Nearly one-third of the $419 million in funding the agency has raised for the project has been earmarked for testing commercial vehicles that emit higher levels of pollutants into the air.
Big rigs are the major consumer of diesel fuel and therefore a main source of nitrogen oxide, or NOx, which are smog-causing diesel particulates.
“The lab is where the magic gets done — where science, policy and technology are put under the microscope,” Mary Nichols, head of CARB, said at the laboratory groundbreaking ceremony last week.
“We take trucks that weigh 80,000 pounds to a level of scrutiny down to parts per billion and hundredths of grams per mile,” Nichols said, referencing the cleanest diesel engines that can deliver 0.02 gram per mile mile of NOx.
CARB will leverage its 50 years of experience in automotive tailpipe emissions testing and apply it more vigorously to the heavy-duty segment, which will be a large focus for the new lab.
The truck testing will have a multi-pronged approach, said Bill Robertson, vehicle program specialist for the air board.
The new facility will feature engine and whole chassis testing workshops. There will also be on-road testing using instruments attached to the vehicles that track performance data.
“The on-the-road tests will simulate situational reactions such as grade changes, weather conditions, payload capacity and traffic patterns,” Robertson said.
“This will be by far the largest state facility, comparable to the federal EPA lab,” he said.
The Riverside facility will replace the agency’s existing site in El Monte, Calif., the Haagen-Smit Laboratory, which was founded in 1973. The lab was named for CARB’s first chairman, Arie Haagen-Smit, who first discovered the link between tailpipe emissions and smog.
In the ’70s, the three-way catalytic converter, a technology developed to address more stringent tailpipe standards, was tested at the HSL for safety and feasibility. This device ultimately delivered the largest reduction of NOx in the history of the internal combustion engine.
In September 2015, an international spotlight fell on the El Monte lab as CARB engineers produced evidence that Volkswagen had installed defeat devices in the emissions control system software inside its diesel passenger vehicles.
The “Dieselgate” scandal cost the company $14.7 billion to settle with the U.S. government and several billion more in other penalties and restitution.
Dieselgate was “a revelation that came as a result of many months of quiet detective work by our staff,” Nichols said.
Volkswagen contributed $154 million of the total funding for the Riverside lab in the form of fines for air-quality violations.
While the company was banned from selling new models of its diesel engine passenger vehicles in the U.S., it maintains that the fuel is effective for certain segments.
In certain arenas, such as vocational and construction trucks, it will remain the most efficient drivetrain, Andreas Renschler, head of Volkswagen Truck and Bus, told Trucks.com.
“When it comes to the truck and bus business, we will see the use of diesel for a long, long time,” Renschler said.
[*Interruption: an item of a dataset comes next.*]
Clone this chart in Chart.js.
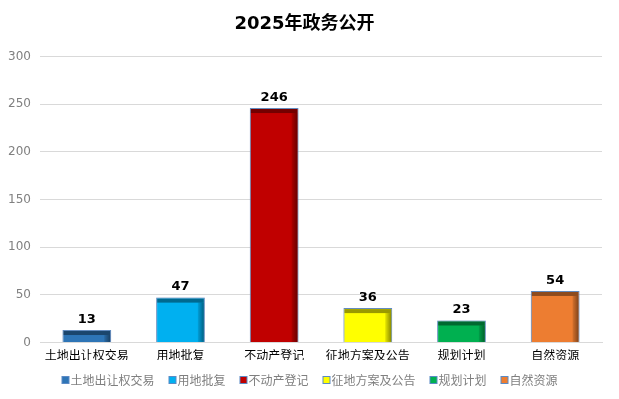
<!DOCTYPE html>
<html>
<head>
<meta charset="utf-8">
<script src="https://cdn.jsdelivr.net/npm/chart.js@4.4.1/dist/chart.umd.min.js"></script>
<style>
  html, body { margin: 0; padding: 0; background: #fff; }
  #wrap { width: 619px; height: 399px; }
</style>
</head>
<body>
<div id="wrap"><canvas id="c"></canvas></div>
<script>
const categories = ['土地出让权交易', '用地批复', '不动产登记', '征地方案及公告', '规划计划', '自然资源'];
const values = [13, 47, 246, 36, 23, 54];
const barColors = ['#2e75b6', '#00b0f0', '#c00000', '#ffff00', '#00b050', '#ed7d31'];
const yTicks = [0, 50, 100, 150, 200, 250, 300];

const FONT = "'Noto Sans CJK SC', 'DejaVu Sans', sans-serif";
const NUM_FONT = "'DejaVu Sans', 'Noto Sans CJK SC', sans-serif";

// glow + bevel for the "3D" bars, value labels on top
const bevel = {
    id: 'bevel',
    beforeDatasetDraw: (chart) => {
        const ctx = chart.ctx;
        ctx.save();
        ctx.shadowColor = 'rgba(130, 150, 180, 0.6)';
        ctx.shadowBlur = 9;
    },
    afterDatasetDraw: (chart) => {
        const ctx = chart.ctx;
        ctx.restore();
        const meta = chart.getDatasetMeta(0);
        meta.data.forEach((bar) => {
            const left = bar.x - bar.width / 2;
            const right = bar.x + bar.width / 2;
            const top = bar.y;
            const bottom = bar.base;
            ctx.save();
            ctx.fillStyle = 'rgba(0, 0, 0, 0.4)';
            ctx.fillRect(left + 1, top + 1, bar.width - 2, 4);
            const g = ctx.createLinearGradient(right - 7, 0, right - 1, 0);
            g.addColorStop(0, 'rgba(0, 0, 0, 0.1)');
            g.addColorStop(1, 'rgba(0, 0, 0, 0.45)');
            ctx.fillStyle = g;
            ctx.fillRect(right - 7, top + 5, 6, bottom - top - 5);
            ctx.restore();
        });
    },
    afterDatasetsDraw: (chart) => {
        const ctx = chart.ctx;
        const meta = chart.getDatasetMeta(0);
        ctx.save();
        ctx.font = 'bold 13px ' + NUM_FONT;
        ctx.fillStyle = '#000';
        ctx.textAlign = 'center';
        ctx.textBaseline = 'bottom';
        meta.data.forEach((bar, i) => {
            ctx.fillText(values[i], bar.x, bar.y - 4);
        });
        ctx.restore();
    }
};

// compact legend row at the bottom
const bottomLegend = {
    id: 'bottomLegend',
    afterDraw: (chart) => {
        const ctx = chart.ctx;
        const box = 8, gapIn = 1, gapOut = 14, y = 380;
        ctx.save();
        ctx.font = '12px ' + FONT;
        const widths = categories.map(c => box + gapIn + ctx.measureText(c).width);
        const total = widths.reduce((a, b) => a + b, 0) + gapOut * (categories.length - 1);
        let x = (chart.width - total) / 2;
        ctx.textBaseline = 'middle';
        categories.forEach((c, i) => {
            ctx.fillStyle = barColors[i];
            ctx.fillRect(x + 0.5, y - 4 + 0.5, box - 1, box - 1);
            ctx.strokeStyle = '#5b8ac5';
            ctx.lineWidth = 1;
            ctx.strokeRect(x + 0.5, y - 4 + 0.5, box - 1, box - 1);
            ctx.fillStyle = '#7f7f7f';
            ctx.fillText(c, x + box + gapIn, y);
            x += widths[i] + gapOut;
        });
        ctx.restore();
    }
};

new Chart(document.getElementById('c'), {
    type: 'bar',
    data: {
        labels: categories,
        datasets: [{
            data: values,
            backgroundColor: barColors,
            borderColor: '#5b8ac5',
            borderWidth: 1,
            barPercentage: 0.52,
            categoryPercentage: 1
        }]
    },
    options: {
        responsive: true,
        maintainAspectRatio: false,
        animation: false,
        layout: { padding: { left: 7, right: 17, top: 0, bottom: 39 } },
        scales: {
            y: {
                min: 0,
                max: 300,
                afterBuildTicks: (axis) => { axis.ticks = yTicks.map(v => ({ value: v })); },
                afterFit: (axis) => { axis.width = 33; },
                grid: { color: '#d9d9d9', drawTicks: false },
                border: { display: false },
                ticks: { color: '#808080', padding: 9, font: { family: NUM_FONT, size: 12 } }
            },
            x: {
                grid: { display: false },
                border: { color: '#d9d9d9' },
                ticks: { color: '#000', padding: 0, font: { family: FONT, size: 12, lineHeight: 0.8 } }
            }
        },
        plugins: {
            title: {
                display: true,
                text: '2025年政务公开',
                color: '#000',
                font: { family: NUM_FONT, size: 18, weight: 'bold' },
                padding: { top: 14, bottom: 21 }
            },
            legend: { display: false },
            tooltip: { enabled: false }
        }
    },
    plugins: [bevel, bottomLegend]
});
</script>
</body>
</html>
CARB also agrees that diesel is here to stay.
“Diesel has a proven effectiveness in the marketplace,” Robertson said. “Heavier weights have to use trucks with a certain capability and size.”
CARB is interested in finding a way to make the most efficient use of the fuel, he said.
Tighter emissions regulations set by both CARB and the federal government have led to the development of new technologies that lessen the negative effects of diesel engines, Robertson said.
“The standards drive technology, and it’s those standards that have driven every single advancement in vehicle emissions control technology,” Nichols said.
Such technologies include exhaust after-treatment systems and regenerative braking, which captures the energy coming from the vehicle.
“We want to understand how the technologies operate and show how the vehicles behave in use,” Robertson said.
Due to the size of the service bays needed to test the larger semi-trucks, heavy-duty testing will probably have a dedicated space — “a natural segregation” — from the light-duty passenger vehicles, he said.
Testing done at the CARB facility will be used to shape the emissions rules of the future.
“We’re taking and making real reproducible, quality-assured, non-partisan science,” Nichols said. “And we use that science to inform policy.”